Bisnis.com, JAKARTA -- Presiden Brazil Luiz Inacio Lula da Silva, pada Rabu (23/8/2023) menyerukan agar negara-negara yang tergabung dalam Brazil, Russia, India, China, South Africa (disingkat BRICS) menciptakan mata uang bersama.
Mengutip Reuters, Kamis (24/8/2023) mata uang bersama negara berkembang ingin untuk menjembatani perdagangan dan investasi antar anggota.
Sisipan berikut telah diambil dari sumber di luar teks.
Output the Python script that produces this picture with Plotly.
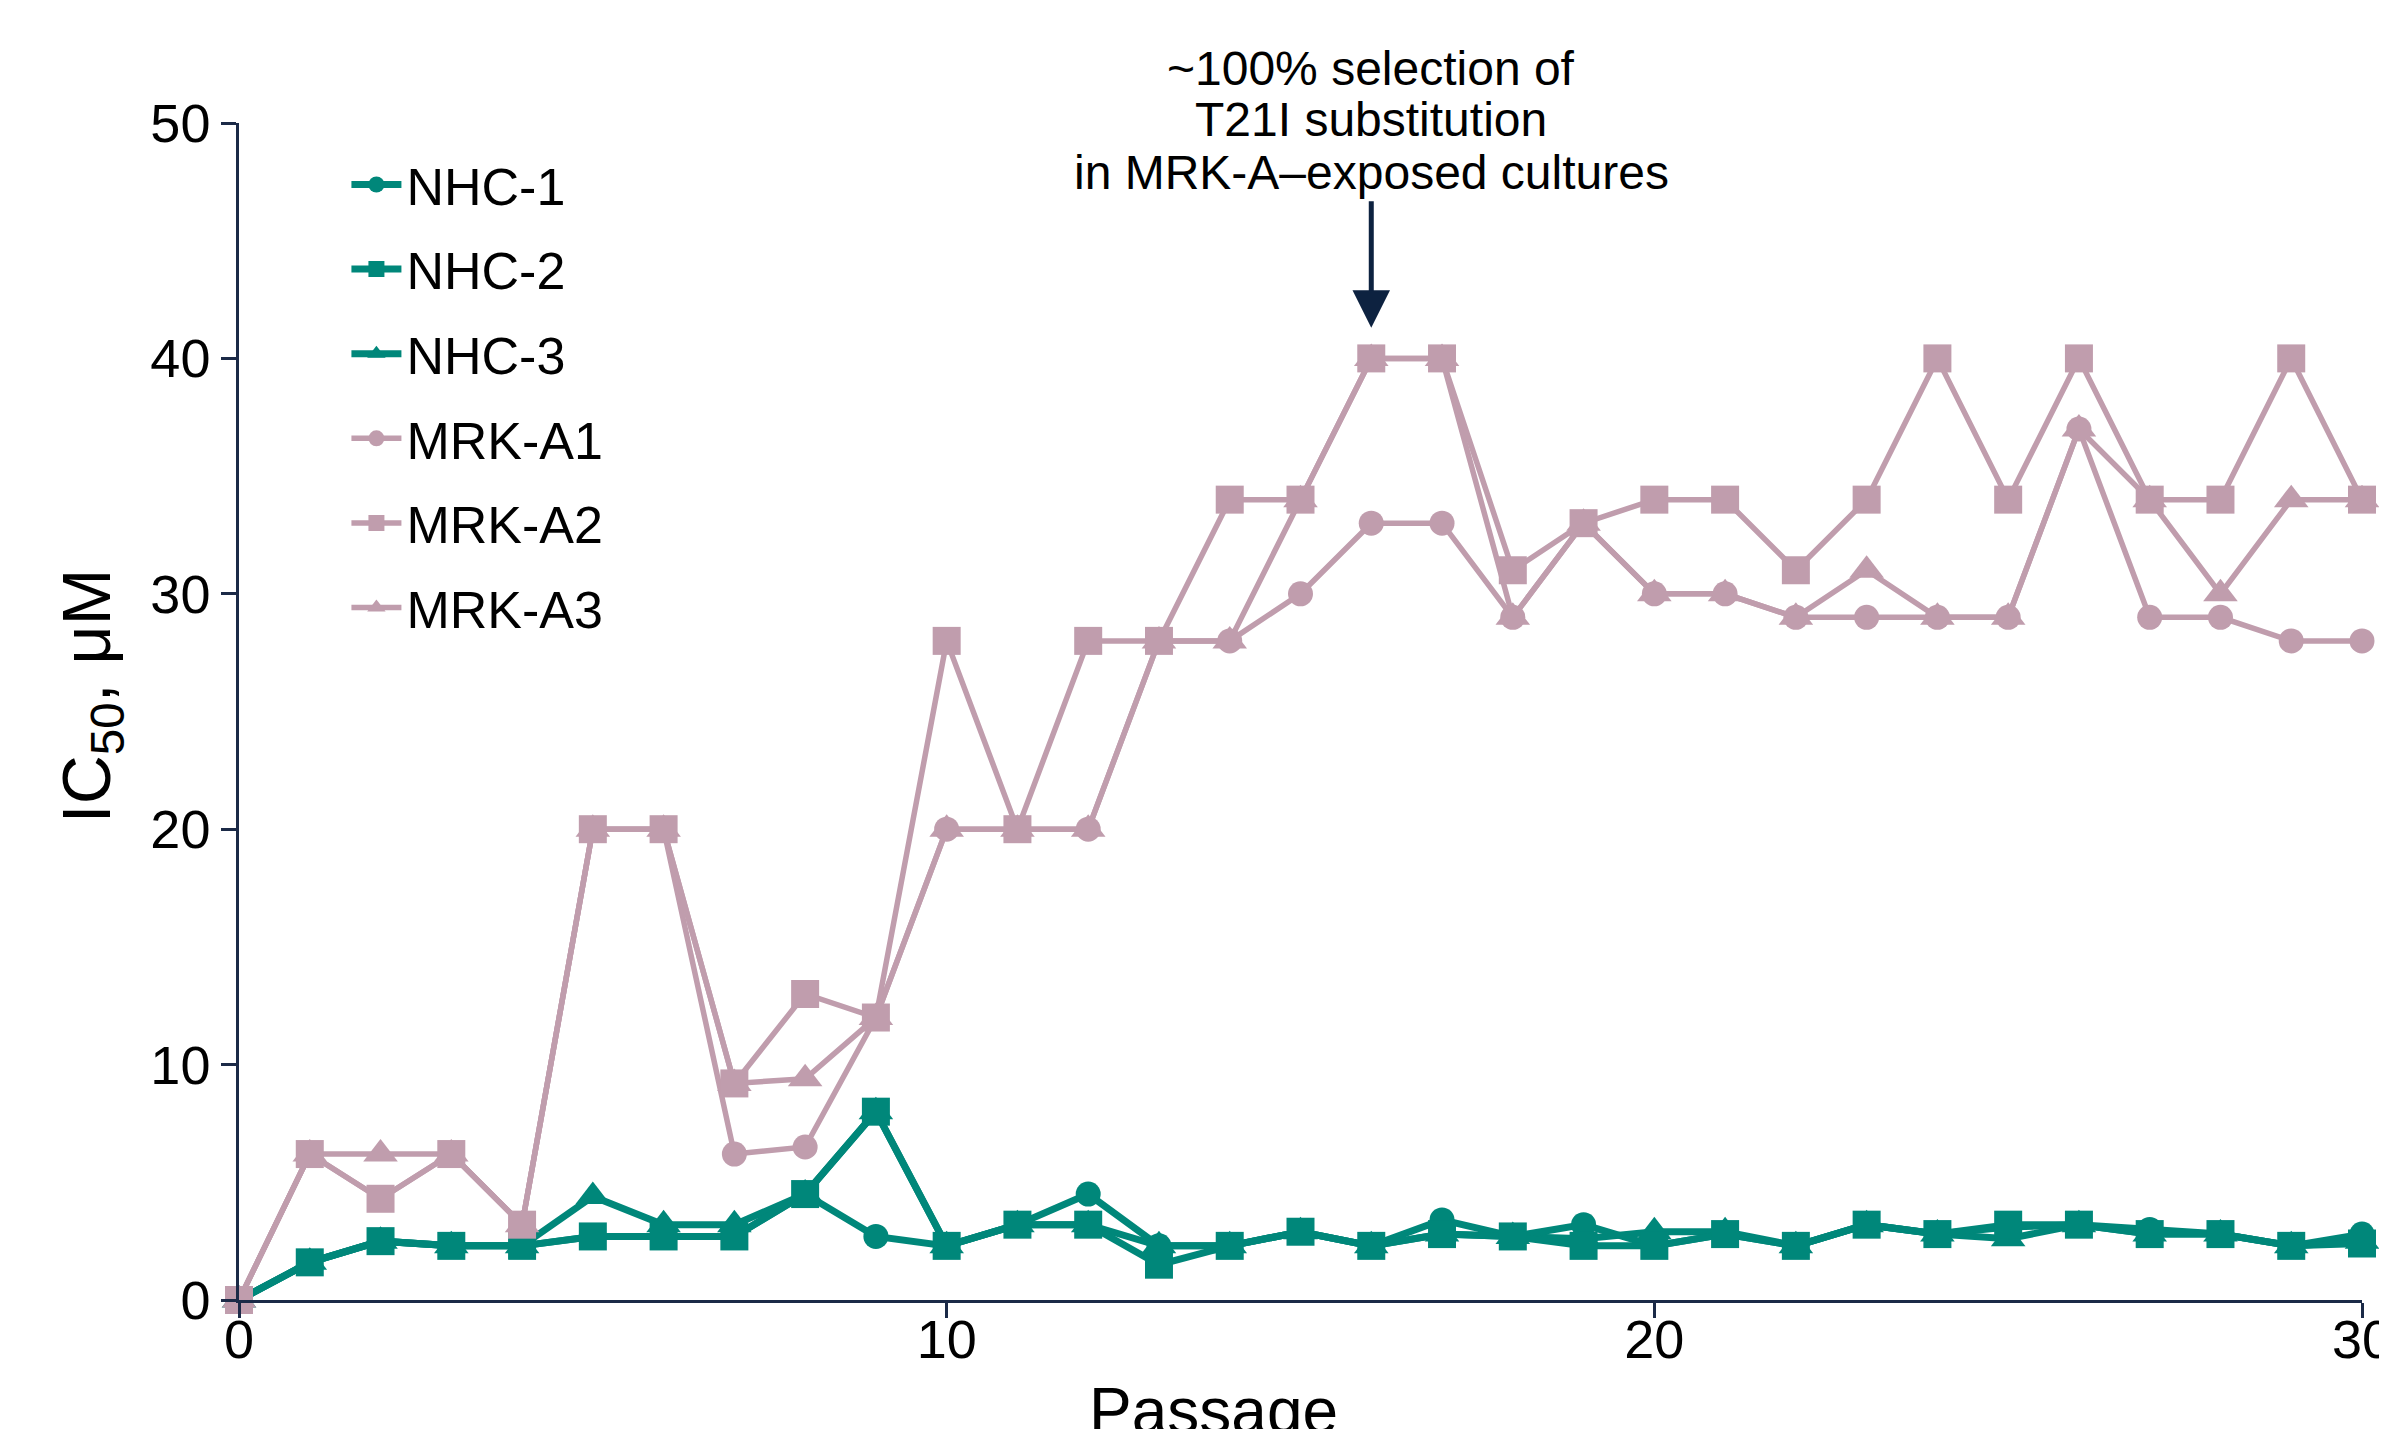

Upaya ini sekaligus langkah mengurangi kerentanan terhadap fluktuasi nilai tukar dolar.
“[Mata uang BRICS] meningkatkan pilihan pembayaran dan mengurangi kerentanan kita,” jelasnya, pada sesi pleno pembukaan KTT.
Meski demikian mata uang BRICS tidak termasuk dalam agenda KTT. Pada Juli 2023, menteri luar negeri India juga mengatakan bahwa tidak ada ide mengenai mata uang BRICS. Lalu, sebelum ia pergi ke KTT, mengatakan bahwa meningkatkan perdagangan dalam mata uang nasional akan dibahas.
Presiden Rusia, Vladimir Putin mengatakan bahwa pertemuan tersebut akan mendiskusikan pengalihan perdagangan antara negara-negara anggota dari dolar ke mata uang nasional.
China sendiri juga belum berkomentar terkait hal tersebut. Sang Presiden, Xi Jinping, berbicara pada pertemuan tersebut untuk mempromosikan reformasi sistem keuangan dan moneter internasional.
Baca Juga
Tantangan dalam Mata Uang BRICS
Gubernur bank sentral Afrika Selatan Lesetja Kganyago pada Juli 2023 mengatakan bahwa memabangun mata uang BRICS akan menjadi sebuah proyek politik.
"Jika Anda menginginkannya, Anda harus memiliki serikat perbankan, Anda harus memiliki serikat fiskal, Anda harus memiliki konvergensi ekonomi makro," ungkapnya.
Menurutnya, yang penting adalah perlunya mekanisme pendisiplinan untuk negara-negara yang tidak sejalan. Tak hanya itu, bank sentral juga diperlukan. Kganyago juga bertanya dimana letak bank sentral tersebut nanti.
Peneliti senior di Zhejiang University, Herbert Poenisch juga mengatakan ketidakseimbangan perdagangan dapat menjadi masalah. Menurutnya, semua negara anggota BRICS menjadikan China sebagai mitra dagang utama mereka, dan hanya sedikit yang melakukan perdagangan satu sama lain.
Menjadi Ancaman Terhadap Dolar?
Sebagaimana diketahui, para pemimpin BRICS mengungkapkan bahwa mereka ingin lebih banyak menggunakan mata uang nasional dibandingkan dolar.
Anggapan tersebut menguat ketika bank sentral Amerika Serikat (AS) atau Federal Reserve (The Fed) menaikkan suku bunga dan Rusia menginvasi Ukraina, sehingga membuat utang dalam bentuk dolar dan banyak impor menjadi lebih mahal.
Tak hanya itu, Rusia yang ‘dikucilkan’ dari sistem keuangan global yang dijatuhkan oleh sanksi-sanksi pada 2022, memicu spekulasi bahwa sekutu-sekutu non-barat akan beralih dari dolar.
"Proses dedolarisasi hubungan ekonomi kita yang obyektif dan tidak dapat diubah mendapatkan momentum," jelas Putin pada KTT BRICS, Selasa (22/8/2023).
Namun, dolar sendiri masih mendominasi perdagangan global. Menurut Bank of International Settlements Data, dolar masih mendominasi hampir 90 persen transaksi valas global.
Dedolarisasi juga membutuhkan eksportir dan importir yang tak terhitung jumlahnya. Tak hanya itu, peminjam, pemberi pinjaman, dan pedagang mata uang di seluruh dunia, perlu secara mandiri memutuskan untuk menggunakan mata uang lain.